In April 2021, Antonio Guterres, Secretary-General of the United Nations tweeted that ‘#COVID19 is a public health emergency — that is fast becoming a human rights crisis.’
The COVID-19 pandemic has indeed proven to be a truly intersectional crisis that goes beyond the dire health situations that the world has seen since the beginning of 2020. It has exacerbated systemic inequities resulting in a disproportionate effect on individuals already oppressed by other injustices like human trafficking, to which women and children are particularly vulnerable.
Like much of the South-East Asian region, the effects of the coronavirus are being felt in land-locked Laos. According to Asian Development Bank, 18.3% of the population was below the national poverty line in 2018.
The pandemic has worsened conditions for many families and individuals with limited income, lack of access to social protection, and few options to pay off their debts.
The potential increase in exploitation of children - especially girls - is of particular concern in Laos, as recruiters and traffickers are taking advantage of the increased vulnerability of people due to COVID-19 for their own profit.
COVID-19 has forced schools to close, but it’s not only education that suffers. There is a ripple effect. When children are no longer at school and their families have limited access to livelihoods, cases of child begging, child labour and forced marriages are likely to rise. With a single, relatively small, shock such as loss of a household income or illness in the family, young lives can be disrupted and altered forever.
Children in Laos who are continuing their education online may be safer from the virus, but they are exposed to other threats. Students spending more time online for their education creates an ideal situation for traffickers to groom and recruit vulnerable children.
Prior to the pandemic, traffickers were already using cyberspace for online sexual exploitation and the use of technology to facilitate criminal conduct. The pandemic has only exacerbated their reach and increased the vulnerability of their targets.
Tightened travel restrictions in Laos designed to control the spread of COVID-19, such as border closures and interprovincial travel check points, may appear to discourage human trafficking. However, the recent and successful interception by the Lao authorities of an attempt to traffic two underage girls to China highlights the ongoing problem. COVID-19 hasn’t stopped traffickers.
In one recent case, however, there was a positive outcome due to a combination of border enforcement and disease control measures along with the coordinated effort of the Lao Women’s Union, a Lao Government agency supported by ASEAN-ACT, which led to two girls being rescued from being trafficked to China.
The indebted families of the two rescued girls were offered money in exchange for their daughters’ marriages to men in China. They were told by traffickers through text messages that their daughters could fetch up to LAK 40 million (USD 4,000) as a dowry payment if they traveled to China and married Chinese men. Payment was to be made once the girls were there.

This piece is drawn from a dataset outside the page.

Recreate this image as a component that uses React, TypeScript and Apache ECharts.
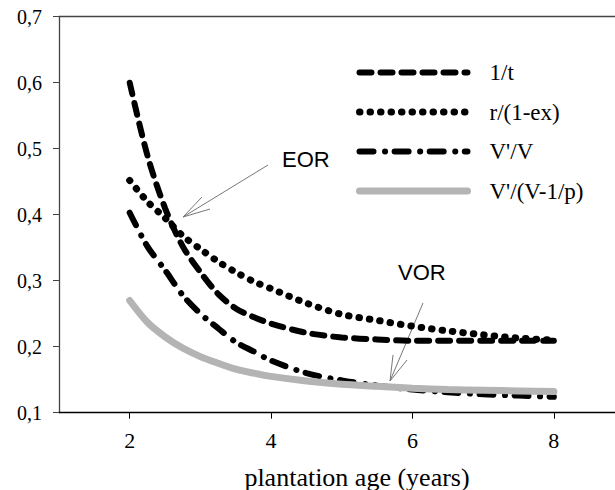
import React, { useEffect, useRef } from "react";
import * as echarts from "echarts";

const ages = [2, 2.25, 2.5, 2.75, 3, 3.25, 3.5, 3.75, 4, 4.5, 5, 5.5, 6, 6.5, 7, 7.5, 8];
const invT = [0.6, 0.49, 0.41, 0.352, 0.313, 0.28, 0.258, 0.245, 0.235, 0.221, 0.214, 0.211, 0.209, 0.209, 0.209, 0.209, 0.209];
const rEx = [0.452, 0.42, 0.395, 0.368, 0.348, 0.329, 0.313, 0.299, 0.288, 0.266, 0.249, 0.24, 0.231, 0.224, 0.218, 0.213, 0.21];
const vV = [0.403, 0.352, 0.316, 0.278, 0.25, 0.228, 0.207, 0.193, 0.179, 0.16, 0.149, 0.141, 0.135, 0.131, 0.128, 0.126, 0.124];
const vVp = [0.27, 0.237, 0.215, 0.198, 0.185, 0.175, 0.166, 0.16, 0.155, 0.148, 0.143, 0.14, 0.137, 0.135, 0.134, 0.133, 0.132];
const seriesNames = ["1/t", "r/(1-ex)", "V'/V", "V'/(V-1/p)"];
const xTicks = [2, 4, 6, 8];

const pairs = (ys: number[]) => ages.map((a, i) => [a, ys[i]]);

export default function App() {
  const ref = useRef<HTMLDivElement>(null);
  useEffect(() => {
    document.body.style.margin = "0";
    const chart = echarts.init(ref.current!, null, { renderer: "svg" });
    const serif = "'Liberation Serif', 'Times New Roman', serif";
    const sans = "'Liberation Sans', Arial, sans-serif";
    const arrow = "#777777";
    chart.setOption({
      animation: false,
      grid: { left: 59, right: 0, top: 16.7, bottom: 77.3 },
      legend: {
        orient: "vertical",
        left: 351,
        top: 56,
        itemWidth: 108,
        itemHeight: 14,
        itemGap: 16.5,
        data: seriesNames,
        textStyle: { fontFamily: serif, fontSize: 23, color: "#000", padding: [0, 0, 0, 17] },
        itemStyle: { opacity: 0 },
        lineStyle: { width: "inherit", type: "inherit", cap: "inherit" },
      },
      xAxis: [
        {
          type: "value",
          min: 1,
          max: 8.865,
          axisLine: { show: true, lineStyle: { color: "#000", width: 1.3 } },
          axisTick: { show: true, inside: false, length: 6, customValues: xTicks, lineStyle: { color: "#000" } },
          axisLabel: { customValues: xTicks, margin: 17, fontFamily: serif, fontSize: 22, color: "#000" },
          splitLine: { show: false },
        },
        {
          type: "value",
          position: "top",
          min: 1,
          max: 8.865,
          axisLine: { show: true, lineStyle: { color: "#444", width: 1.3 } },
          axisTick: { show: false },
          axisLabel: { show: false },
          splitLine: { show: false },
        },
      ],
      yAxis: {
        type: "value",
        min: 0.1,
        max: 0.7,
        interval: 0.1,
        axisLine: { show: true, lineStyle: { color: "#444", width: 1.3 } },
        axisTick: { show: true, inside: false, length: 6, lineStyle: { color: "#444" } },
        axisLabel: {
          margin: 17,
          fontFamily: serif,
          fontSize: 20,
          color: "#000",
          formatter: (v: number) => v.toFixed(1).replace(".", ","),
        },
        splitLine: { show: false },
      },
      series: [
        {
          name: seriesNames[0],
          type: "line",
          data: pairs(invT),
          smooth: 0.3,
          symbol: "none",
          color: "#000",
          lineStyle: { color: "#000", width: 6, type: [12, 9], cap: "round" },
        },
        {
          name: seriesNames[1],
          type: "line",
          data: pairs(rEx),
          smooth: 0.3,
          symbol: "none",
          color: "#000",
          lineStyle: { color: "#000", width: 7, type: [0.5, 10], cap: "round" },
        },
        {
          name: seriesNames[2],
          type: "line",
          data: pairs(vV),
          smooth: 0.3,
          symbol: "none",
          color: "#000",
          lineStyle: { color: "#000", width: 6, type: [14, 11.5, 0.1, 9.5], cap: "round" },
        },
        {
          name: seriesNames[3],
          type: "line",
          data: pairs(vVp),
          smooth: 0.3,
          symbol: "none",
          color: "#b4b4b4",
          lineStyle: { color: "#b4b4b4", width: 7, cap: "round" },
        },
      ],
      graphic: [
        {
          type: "text",
          x: 357,
          y: 477,
          style: { text: "plantation age (years)", fontFamily: serif, fontSize: 26, fill: "#000", align: "center", verticalAlign: "middle" },
        },
        {
          type: "text",
          x: 282,
          y: 159,
          style: { text: "EOR", fontFamily: sans, fontSize: 22, fill: "#000", align: "left", verticalAlign: "middle" },
        },
        {
          type: "text",
          x: 398,
          y: 272,
          style: { text: "VOR", fontFamily: sans, fontSize: 22, fill: "#000", align: "left", verticalAlign: "middle" },
        },
        { type: "line", shape: { x1: 268, y1: 165, x2: 183, y2: 217 }, style: { stroke: arrow, lineWidth: 1 } },
        { type: "line", shape: { x1: 183, y1: 217, x2: 202, y2: 197 }, style: { stroke: arrow, lineWidth: 1 } },
        { type: "line", shape: { x1: 183, y1: 217, x2: 210, y2: 209 }, style: { stroke: arrow, lineWidth: 1 } },
        { type: "line", shape: { x1: 423, y1: 303, x2: 390, y2: 381 }, style: { stroke: arrow, lineWidth: 1 } },
        { type: "line", shape: { x1: 390, y1: 381, x2: 393, y2: 355 }, style: { stroke: arrow, lineWidth: 1 } },
        { type: "line", shape: { x1: 390, y1: 381, x2: 407, y2: 360 }, style: { stroke: arrow, lineWidth: 1 } },
      ],
    });
    return () => chart.dispose();
  }, []);
  return <div ref={ref} style={{ width: 615, height: 490 }} />;
}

According to a witness in the case, the girls did not want to go to China but agreed to in an effort to help their families, both of which were facing large debts. The girls left their homes in Vientiane, the Lao capital, on 12 June 2021, without clothes and phones. The Lao couple that accompanied them as brokers, assured the families that new items would be purchased.
The parents became alarmed when they could no longer get in touch with the couple and contacted the authorities out of concern. Fortunately, the girls and their traffickers were required to quarantine at a border and were subsequently intercepted. The Lao couple was apprehended.
The girls were cared for at the Lao Women’s Union’s shelter in Luangnamtha province before being returned to their families.
While this case had a positive outcome, it raises the question of how many more traffickers are managing to evade the authorities and highlights the need for stronger mechanisms and coordinated efforts to intercept trafficking operations and deter future traffickers.